Poucas são as coisas mais bucólicas que a chuva.

Observá-la.

E não sem sentido fictício como esta narração.

Percebê-la, com a pele, com o nariz, os olhos e escutar a belíssima música que de longe as nuvens preparam...

A dança entre vento e chuva, chuva e vento imita movimentos de dedos tentaculares invisíveis que massageiam a terra já tão desgastada e tensa.

Sua voz é suave, coletiva, ressonante de grande amplitude e de presença ainda maior. São micros e milhares de gotículas que a uma velocidade tal, teima em quase se encontrar e por vezes se encontrar no solo com outras milhares e micro gotículas que repousam ao mesmo tempo.

Não de modo tranquilo.
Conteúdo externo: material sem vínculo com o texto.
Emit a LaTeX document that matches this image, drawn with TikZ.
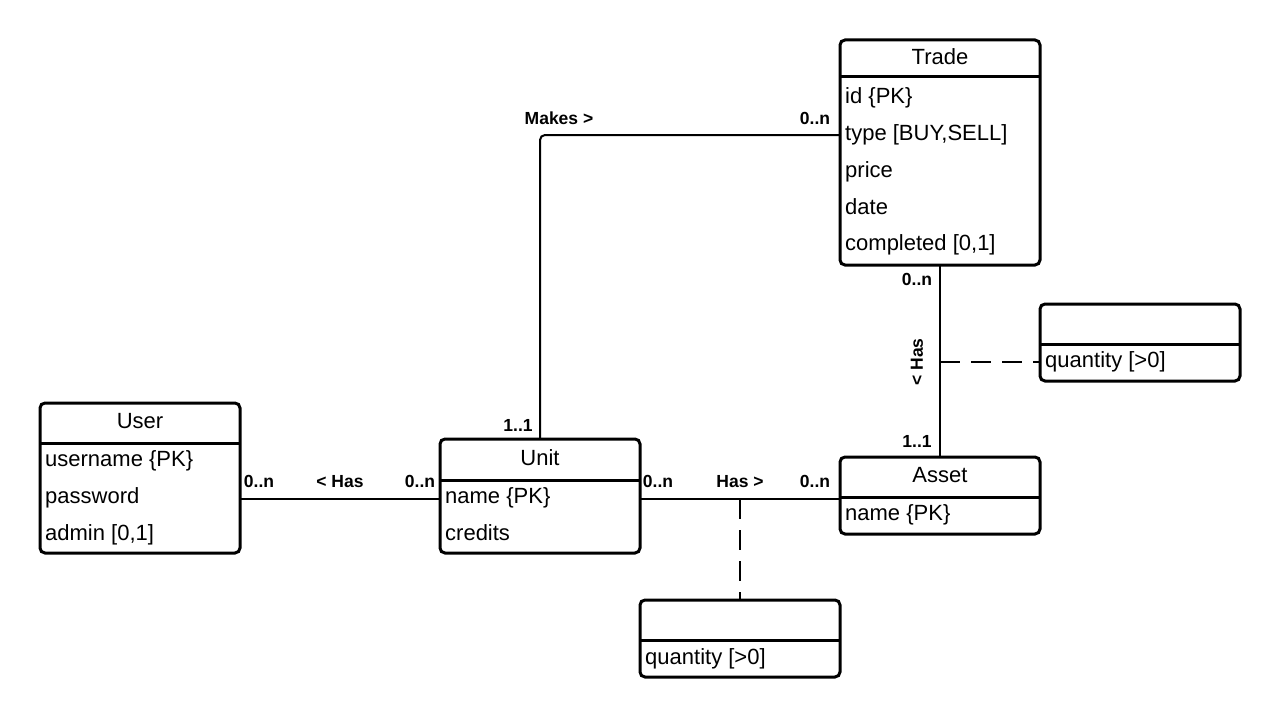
\documentclass[tikz,border=0pt]{standalone}
\usepackage{fontspec}
\setmainfont{Liberation Sans}
\begin{document}
\begin{tikzpicture}[x=1pt,y=-1pt,
  ent/.style={draw, line width=3pt, rounded corners=5pt, anchor=north west, inner sep=0pt, outer sep=0pt, minimum width=200pt},
  div/.style={line width=3pt},
  attr/.style={anchor=base west, inner sep=0pt, font=\fontsize{22}{26}\selectfont},
  ttl/.style={anchor=base, inner sep=0pt, font=\fontsize{22}{26}\selectfont},
  lbl/.style={anchor=base, inner sep=0pt, font=\fontsize{17.5}{20}\selectfont\bfseries},
  conn/.style={line width=2pt},
  dsh/.style={line width=2pt, dash pattern=on 20pt off 11pt}]
\useasboundingbox (0,0) rectangle (1280,717);
% entities
\node[ent, minimum height=225pt] (trade) at (840,40) {};
\node[ent, minimum height=150pt] (user) at (40,403) {};
\node[ent, minimum height=114pt] (unit) at (440,439) {};
\node[ent, minimum height=77pt] (asset) at (840,457) {};
\node[ent, minimum height=77pt] (q1) at (640,600) {};
\node[ent, minimum height=77pt] (q2) at (1040,304) {};
% dividers
\draw[div] (trade.west |- 0,77) -- (trade.east |- 0,77);
\draw[div] (user.west |- 0,443) -- (user.east |- 0,443);
\draw[div] (unit.west |- 0,480) -- (unit.east |- 0,480);
\draw[div] (asset.west |- 0,497) -- (asset.east |- 0,497);
\draw[div] (q1.west |- 0,640) -- (q1.east |- 0,640);
\draw[div] (q2.west |- 0,344) -- (q2.east |- 0,344);
% titles
\node[ttl] (tradeT) at (940,65) {Trade};
\node[ttl] (userT) at (140,428) {User};
\node[ttl] (unitT) at (540,465) {Unit};
\node[ttl] (assetT) at (940,482) {Asset};
% attributes
\node[attr] (t1) at (845,103) {id \{PK\}};
\node[attr] (t2) at (845,140) {type [BUY,SELL]};
\node[attr] (t3) at (845,177) {price};
\node[attr] (t4) at (845,214) {date};
\node[attr] (t5) at (845,250) {completed [0,1]};
\node[attr] (u1) at (45,466) {username \{PK\}};
\node[attr] (u2) at (45,503) {password};
\node[attr] (u3) at (45,540) {admin [0,1]};
\node[attr] (n1) at (445,503) {name \{PK\}};
\node[attr] (n2) at (445,540) {credits};
\node[attr] (a1) at (845,520) {name \{PK\}};
\node[attr] (q1a) at (645,664) {quantity [>0]};
\node[attr] (q2a) at (1045,367) {quantity [>0]};
% connectors
\draw[conn] (user.east |- 0,499) -- (unit.west |- 0,499);
\draw[conn] (unit.east |- 0,499) -- (asset.west |- 0,499);
\draw[conn, rounded corners=5pt] (unit.north) -- (unit.north |- 0,135) -- (trade.west |- 0,135);
\draw[conn] (trade.south) -- (asset.north);
\coordinate (m1) at (740,499);
\coordinate (m2) at (940,362);
\draw[dsh] (m1) -- (q1.north);
\draw[dsh] (m2) -- (q2.west |- m2);
% labels
\node[lbl] (l1) at (259,487) {0..n};
\node[lbl] (l2) at (340,487) {< Has};
\node[lbl] (l3) at (420,487) {0..n};
\node[lbl] (l4) at (658,487) {0..n};
\node[lbl] (l5) at (740,487) {Has >};
\node[lbl] (l6) at (815,487) {0..n};
\node[lbl] (l7) at (559,124) {Makes >};
\node[lbl] (l8) at (815,124) {0..n};
\node[lbl] (l9) at (518,431) {1..1};
\node[lbl] (l10) at (917,285) {0..n};
\node[lbl] (l11) at (917,447) {1..1};
\node[lbl, anchor=center, rotate=90] (l12) at (917,362) {< Has};
\end{tikzpicture}
\end{document}
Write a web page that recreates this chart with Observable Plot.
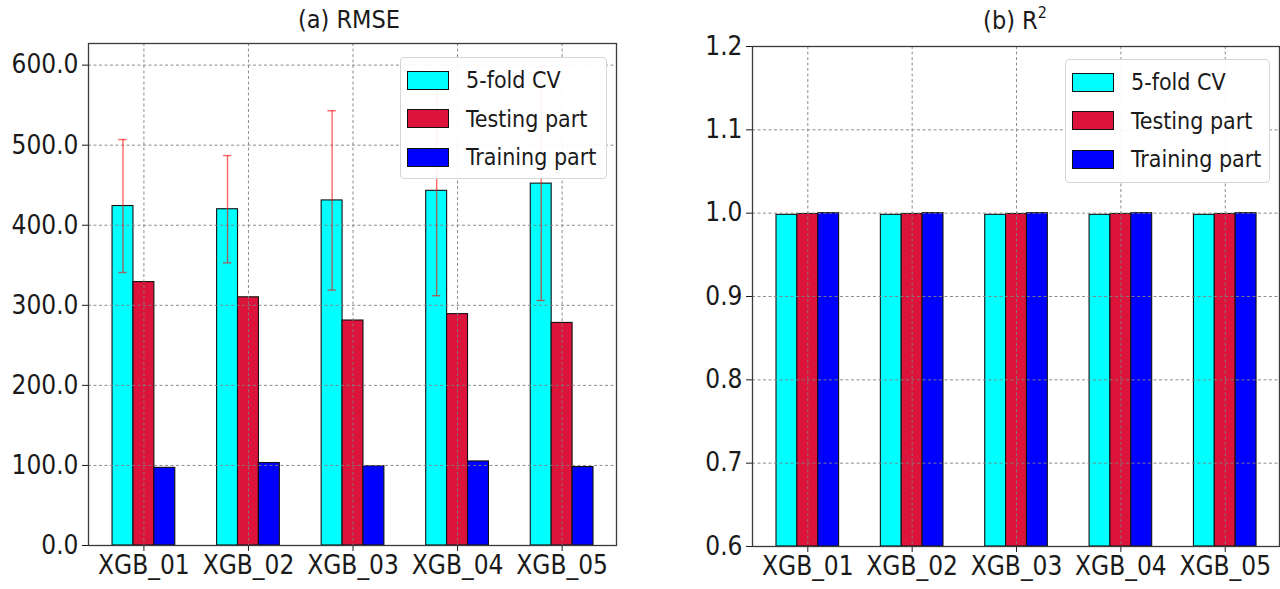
<!DOCTYPE html>
<html>
<head>
<meta charset="utf-8">
<script src="https://cdn.jsdelivr.net/npm/d3@7"></script>
<script src="https://cdn.jsdelivr.net/npm/@observablehq/plot@0.6"></script>
<style>
  html, body { margin: 0; padding: 0; background: #fff; }
  body { width: 1280px; height: 589px; overflow: hidden; position: relative;
         font-family: "DejaVu Sans Condensed", "DejaVu Sans", sans-serif; color: #1a1a1a; }
  .panel { position: absolute; top: 0; }
  .title { position: absolute; top: 5px; font-size: 25px; transform: translateX(-50%); white-space: nowrap; }
  .title sup { font-size: 16px; position: relative; top: -2px; }
  .legend { position: absolute; background: rgba(255,255,255,0.92); border: 1px solid #d6d6d6;
            border-radius: 4px; box-sizing: border-box; }
  .item { position: absolute; left: 6px; height: 20px; display: flex; align-items: center; white-space: nowrap; }
  .sw { width: 42px; height: 19px; border: 1.4px solid #111; box-sizing: border-box; margin-right: 17px; flex: none; }
  .lbl { font-size: 23px; line-height: 20px; }
</style>
</head>
<body>
<div id="root"></div>
<script>
// Models compared in both panels
const models = ["XGB_01", "XGB_02", "XGB_03", "XGB_04", "XGB_05"];
const series = ["5-fold CV", "Testing part", "Training part"];
const colors = ["#00ffff", "#dc143c", "#0000ff"];

// (a) RMSE
const rmseCV = [424, 420, 431, 443, 452];
const rmseCVErr = [83, 67, 112, 131, 146];
const rmseTest = [329, 310, 281, 289, 278];
const rmseTrain = [97, 103, 99, 105, 98];
const rmseTicks = [0, 100, 200, 300, 400, 500, 600];

// (b) R²
const r2CV = [0.998, 0.998, 0.998, 0.998, 0.998];
const r2Test = [0.999, 0.999, 0.999, 0.999, 0.999];
const r2Train = [1.0, 1.0, 1.0, 1.0, 1.0];
const r2Ticks = [0.6, 0.7, 0.8, 0.9, 1.0, 1.1, 1.2];

const barWidth = 0.2;
const capHalf = 0.04;

function toRows(cols) {
  const rows = [];
  models.forEach((m, i) => {
    cols.forEach((vals, s) => {
      rows.push({model: m, i, series: series[s], pos: i + (s - 1) * barWidth, value: vals[i]});
    });
  });
  return rows;
}

function panel({cols, err, yDomain, yTicks, margins}) {
  const rows = toRows(cols);
  const errRows = err ? models.map((m, i) => ({
    pos: i - barWidth, lo: cols[0][i] - err[i], hi: cols[0][i] + err[i]
  })) : [];
  const capRows = errRows.flatMap(d => [{pos: d.pos, y: d.lo}, {pos: d.pos, y: d.hi}]);
  const grid = {stroke: "#808080", strokeOpacity: 0.9, strokeWidth: 1, strokeDasharray: "3,2.5"};
  return Plot.plot({
    width: 640,
    height: 589,
    ...margins,
    style: {fontFamily: '"DejaVu Sans Condensed", "DejaVu Sans", sans-serif', fontSize: "26px", color: "#1a1a1a", background: "transparent", overflow: "visible"},
    x: {domain: [-0.53, 4.52], ticks: d3.range(models.length), tickFormat: i => models[i], tickSize: 6, tickPadding: 4, label: null},
    y: {domain: yDomain, ticks: yTicks, tickFormat: d3.format(".1f"), tickSize: 6, tickPadding: 4, label: null},
    color: {domain: series, range: colors},
    marks: [
      Plot.rect(rows, {
        x1: d => d.pos - barWidth / 2, x2: d => d.pos + barWidth / 2,
        y1: yDomain[0], y2: "value",
        fill: "series", stroke: "#111", strokeWidth: 1.1
      }),
      Plot.gridX(d3.range(models.length), {x: d => d, ...grid}),
      Plot.gridY(yTicks, {y: d => d, ...grid}),
      Plot.ruleX(errRows, {x: "pos", y1: "lo", y2: "hi", stroke: "red", strokeOpacity: 0.6, strokeWidth: 1.4}),
      Plot.ruleY(capRows, {y: "y", x1: d => d.pos - capHalf, x2: d => d.pos + capHalf, stroke: "red", strokeOpacity: 0.6, strokeWidth: 1.4}),
      Plot.frame({stroke: "#3a3a3a", strokeWidth: 1.3})
    ]
  });
}

function legend(left, top, width, height) {
  const box = document.createElement("div");
  box.className = "legend";
  Object.assign(box.style, {left: left + "px", top: top + "px", width: width + "px", height: height + "px"});
  series.forEach((s, k) => {
    const it = document.createElement("div");
    it.className = "item";
    it.style.top = (12 + k * 38.7) + "px";
    const sw = document.createElement("div");
    sw.className = "sw";
    sw.style.background = colors[k];
    const lb = document.createElement("span");
    lb.className = "lbl";
    lb.textContent = s;
    it.append(sw, lb);
    box.append(it);
  });
  return box;
}

const root = document.getElementById("root");

const left = panel({
  cols: [rmseCV, rmseTest, rmseTrain], err: rmseCVErr,
  yDomain: [0, 627], yTicks: rmseTicks,
  margins: {marginLeft: 88, marginRight: 24, marginTop: 43, marginBottom: 44}
});
left.classList.add("panel");
left.style.left = "0px";
root.append(left);

const right = panel({
  cols: [r2CV, r2Test, r2Train], err: null,
  yDomain: [0.6, 1.2], yTicks: r2Ticks,
  margins: {marginLeft: 112, marginRight: 1, marginTop: 46, marginBottom: 43}
});
right.classList.add("panel");
right.style.left = "640px";
root.append(right);

const t1 = document.createElement("div");
t1.className = "title";
t1.style.left = "349px";
t1.textContent = "(a) RMSE";
root.append(t1);

const t2 = document.createElement("div");
t2.className = "title";
t2.style.left = "1015px";
t2.innerHTML = "(b) R<sup>2</sup>";
root.append(t2);

root.append(legend(400, 57, 207, 122));
root.append(legend(1065, 59, 205, 124));
</script>
</body>
</html>
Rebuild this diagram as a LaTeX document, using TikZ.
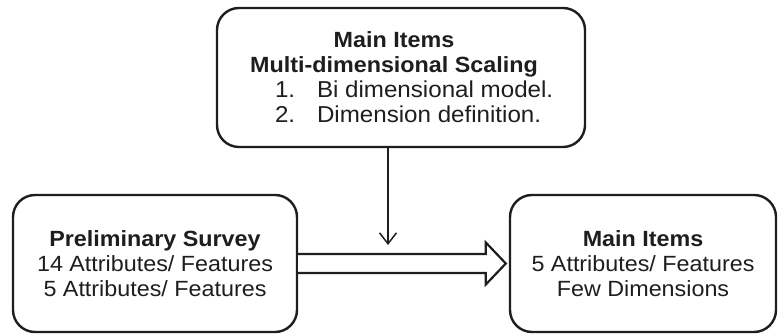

Elas se espatifam e se espalham em outros tantos pedaços.

No conjunto, escorrem e tocam os galhos...

Seu brilho relâmpago do céu marcam sua passagem, iluminando seus segundos em segundos de sua espetacular performance!

O cheiro, penetrante, a brisa suave e úmida que refresca os lábios e fecham os olhos que podem em também um só conjunto apreciá-la.

Observar: seu som, seu cheiro, seu toque, sua sensação e seu preenchimento.

Como que abastecendo micro e milhares de células que se alimentam de milhares e micro partículas de água.

Sacia-me. Respiro-te.

Que delícia de chuva!

Seu horizonte. Suas formas. Suas cores. Suas pequenas distorções de feixes de luz.